Nonviolence News Story

Disarmament: A Franciscan Call

By Sister Rosemary Lynch, OSF

This article is to be published as a foreword in A Disarmament Guide by Franciscans International.

It was said of Francis that he “walked the earth like the pardon of God.” His dying words to those brothers who had followed him with love and fidelity were “I have finished my work. May God give you to do yours.” What is the work that Franciscans for over more than eight hundred years have, with God’s grace, been called to do? Why is it that this call, this testament, has never lost its charm, its ability to attract?

Francis recalled the world, the powers of his day, to a deeper understanding of the intrinsic “familyhood” of all life, of all that exists. His own story reveals many keys to this understanding, summarized in his “Canticle of the Creatures.” How could he damage, injure, kill any part of this sublime gift? How can his followers today not see the colossal wounds which war inflicts on Mother Earth and beyond?

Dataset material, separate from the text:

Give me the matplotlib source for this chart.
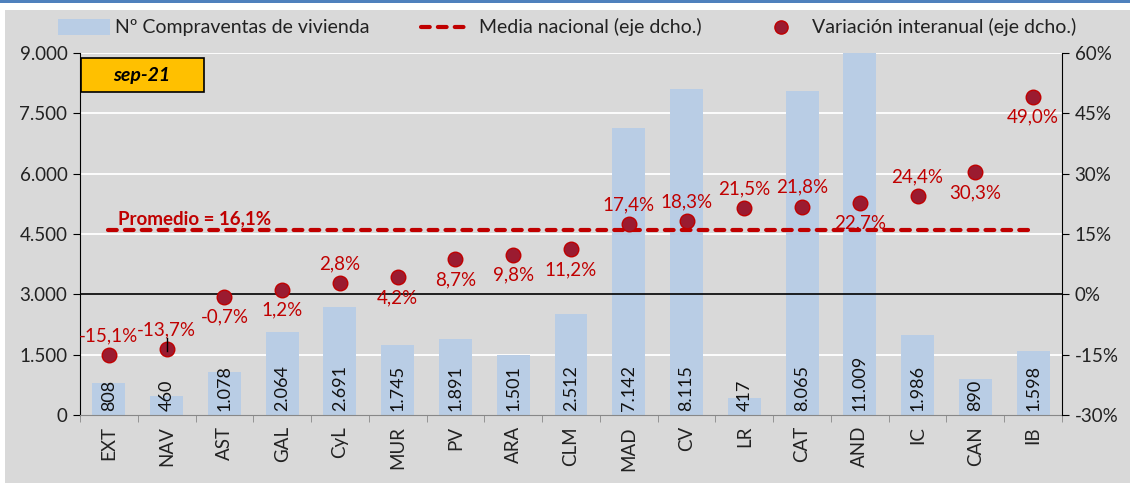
import matplotlib
matplotlib.use("Agg")
import matplotlib.pyplot as plt
from matplotlib.lines import Line2D
from matplotlib.patches import Rectangle

plt.rcParams['font.family'] = ['Lato', 'DejaVu Sans']

regions = ["EXT", "NAV", "AST", "GAL", "CyL", "MUR", "PV", "ARA", "CLM", "MAD",
           "CV", "LR", "CAT", "AND", "IC", "CAN", "IB"]
sales = [808, 460, 1078, 2064, 2691, 1745, 1891, 1501, 2512, 7142,
         8115, 417, 8065, 11009, 1986, 890, 1598]
sales_labels = ["808", "460", "1.078", "2.064", "2.691", "1.745", "1.891", "1.501", "2.512",
                "7.142", "8.115", "417", "8.065", "11.009", "1.986", "890", "1.598"]
yoy = [-15.1, -13.7, -0.7, 1.2, 2.8, 4.2, 8.7, 9.8, 11.2, 17.4,
       18.3, 21.5, 21.8, 22.7, 24.4, 30.3, 49.0]
yoy_labels = ["-15,1%", "-13,7%", "-0,7%", "1,2%", "2,8%", "4,2%", "8,7%", "9,8%", "11,2%",
              "17,4%", "18,3%", "21,5%", "21,8%", "22,7%", "24,4%", "30,3%", "49,0%"]
label_above = [True, True, False, False, True, False, False, False, False,
               True, True, True, True, False, True, False, False]
national_mean = 16.1
left_ticks = [0, 1500, 3000, 4500, 6000, 7500, 9000]
left_ticklabels = ["0", "1.500", "3.000", "4.500", "6.000", "7.500", "9.000"]
right_ticks = [-30, -15, 0, 15, 30, 45, 60]
right_ticklabels = ["-30%", "-15%", "0%", "15%", "30%", "45%", "60%"]

BG = "#d9d9d9"
BAR = "#b9cde5"
RED = "#c00000"
DOT = "#9b1b30"
TXT = "#222222"
W, H = 1130, 483

def fx(px):
    return px / W

def fy(py):
    return 1 - py / H

fig = plt.figure(figsize=(11.3, 4.83), dpi=100)
fig.patch.set_facecolor("white")
fig.add_artist(Rectangle((fx(5), 0), 1, 1 - 10 / H, transform=fig.transFigure,
                         facecolor=BG, edgecolor="none", zorder=-10))
fig.add_artist(Rectangle((0, fy(3)), 1, 3 / H, transform=fig.transFigure,
                         facecolor="#4f81bd", edgecolor="none", zorder=-10))

ax = fig.add_axes([fx(80), fy(415), 982 / W, 362 / H])
ax.set_facecolor(BG)
x = list(range(len(regions)))
ax.bar(x, sales, width=0.57, color=BAR, zorder=2)
ax.set_ylim(0, 9000)
ax.set_xlim(-0.5, len(regions) - 0.5)
ax.set_yticks(left_ticks)
ax.set_yticklabels(left_ticklabels, fontsize=13.5, color=TXT)
for t in left_ticks:
    if t not in (0, 3000):
        ax.axhline(t, color="white", lw=1.3, zorder=1)
ax.axhline(3000, color="black", lw=1.2, zorder=4)
ax.set_xticks(x)
ax.set_xticklabels(regions, rotation=90, fontsize=13.5, color=TXT)
ax.set_xticks([i - 0.5 for i in range(len(regions) + 1)], minor=True)
ax.tick_params(axis="x", which="major", length=0, pad=8)
ax.tick_params(axis="x", which="minor", length=5, color="#888888")
ax.tick_params(axis="y", length=5, color="black", pad=4)
for s in ["top", "right"]:
    ax.spines[s].set_visible(False)
ax.spines["bottom"].set_color("#888888")
ax.spines["left"].set_color("black")

for i, lab in enumerate(sales_labels):
    ax.text(i, 110, lab, rotation=90, ha="center", va="bottom", fontsize=13,
            color="#111111", zorder=5)

ax2 = ax.twinx()
ax2.set_ylim(-30, 60)
ax2.set_yticks(right_ticks)
ax2.set_yticklabels(right_ticklabels, fontsize=13.5, color=TXT)
ax2.tick_params(axis="y", length=5, color="black", pad=4)
for s in ["top", "left", "bottom"]:
    ax2.spines[s].set_visible(False)
ax2.spines["right"].set_color("black")

ax2.plot([x[0] - 0.02, x[-1]], [national_mean, national_mean], color=RED, lw=3,
         ls=(0, (2.1, 1.95)), dash_capstyle="round", zorder=3)
ax2.scatter(x, yoy, s=110, color=DOT, edgecolor=RED, linewidth=1, zorder=5)
for i, (v, lab, up) in enumerate(zip(yoy, yoy_labels, label_above)):
    off = 4.8 if up else -5.0
    ax2.text(i, v + off, lab, ha="center", va="center", fontsize=13.5, color=RED, zorder=6)
ax2.plot([1, 1], [yoy[1] - 0.3, yoy[1] + 2.8], color="black", lw=1, zorder=6)
ax2.text(0.15, national_mean + 0.7, "Promedio = 16,1%", ha="left", va="bottom",
         fontsize=13.5, fontweight="bold", color=RED, zorder=6)

# sep-21 box
fig.add_artist(Rectangle((fx(81), fy(92)), 123 / W, 34 / H, transform=fig.transFigure,
                         facecolor="#ffc000", edgecolor="black", lw=1.2, zorder=1))
fig.text(fx(142), fy(75), "sep-21", ha="center", va="center", fontsize=14,
         fontweight="bold", style="italic", zorder=2)

# legend drawn manually
ly = fy(27)
fig.add_artist(Rectangle((fx(58), fy(35)), 52 / W, 16 / H, transform=fig.transFigure,
                         facecolor=BAR, edgecolor="none"))
fig.text(fx(115), ly, "Nº Compraventas de vivienda", ha="left", va="center",
         fontsize=14, color=TXT)
fig.add_artist(Line2D([fx(421), fx(466)], [ly, ly], transform=fig.transFigure,
                      color=RED, lw=3, ls=(0, (2.1, 1.95)), dash_capstyle="round"))
fig.text(fx(479), ly, "Media nacional (eje dcho.)", ha="left", va="center",
         fontsize=14, color=TXT)
fig.add_artist(Line2D([fx(781)], [ly], transform=fig.transFigure, marker="o",
                      markersize=9.5, markerfacecolor=DOT, markeredgecolor=RED,
                      linestyle="none"))
fig.text(fx(812), ly, "Variación interanual (eje dcho.)", ha="left", va="center",
         fontsize=14, color=TXT)

fig.savefig("out.png", dpi=100, facecolor=fig.get_facecolor())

The encounter of Francis with Bishop Guido of Assisi reveals an illuminating insight into our call to “disarm.” When the bishop reproached Francis for his ways of poverty, his indigence, the saint replied, “O Domini Mi, if we had possessions, we would need arms to defend them, and we are persons of peace.” These simple words are our charter, calling us, as followers, to understand disarmament as a cherished inheritance, a contemporary task.

This task transcends nations, borders, and cultures. Here, too, Francis is our guide. The legend relates that, when the saint, having passed through the dangerous encampment of the Muslim army, arrived at the tent of the great Sultan Malik-el-Kamil, he came as a brother, not as a warrior. The Sultan, impressed by the simplicity and holiness of this pilgrim, wept when Francis departed and said, “Woe is me, if the knights of the West come armed only with love like this brother. As long as they come armed with weapons, we can easily defeat them.”

While nations and governments today struggle and wage wars for the unstated but obvious motive—control of the world’s oil supplies, water resources, mineral treasures—Franciscans indeed have a mission to be engaged, at whatever level possible, in the process of disarmament. This includes freeing minds, hearts, energies for the great tasks of our age—the establishment of that “family of nations” which will be possible only when peoples everywhere recognize both the sacredness of all life and the destructive power now in their hands. To understand this, it will be necessary to disarm, in the deepest meaning of the word, our souls, hearts, minds and wills.

When Francis realized that he had finished his “work” and commissioned his followers to do theirs, he could not have foreseen a world tottering on the brink of destruction. Yet, his words would, no doubt, have been the same. He would have blessed all efforts of Franciscans today to dedicate themselves with love and energy to the formation of a disarmed world. He would have rejoiced in the prospect! It is time for all his followers to unite in preserving the beautiful planet Mother Earth, which is our home, and indeed the entire universe given to our care.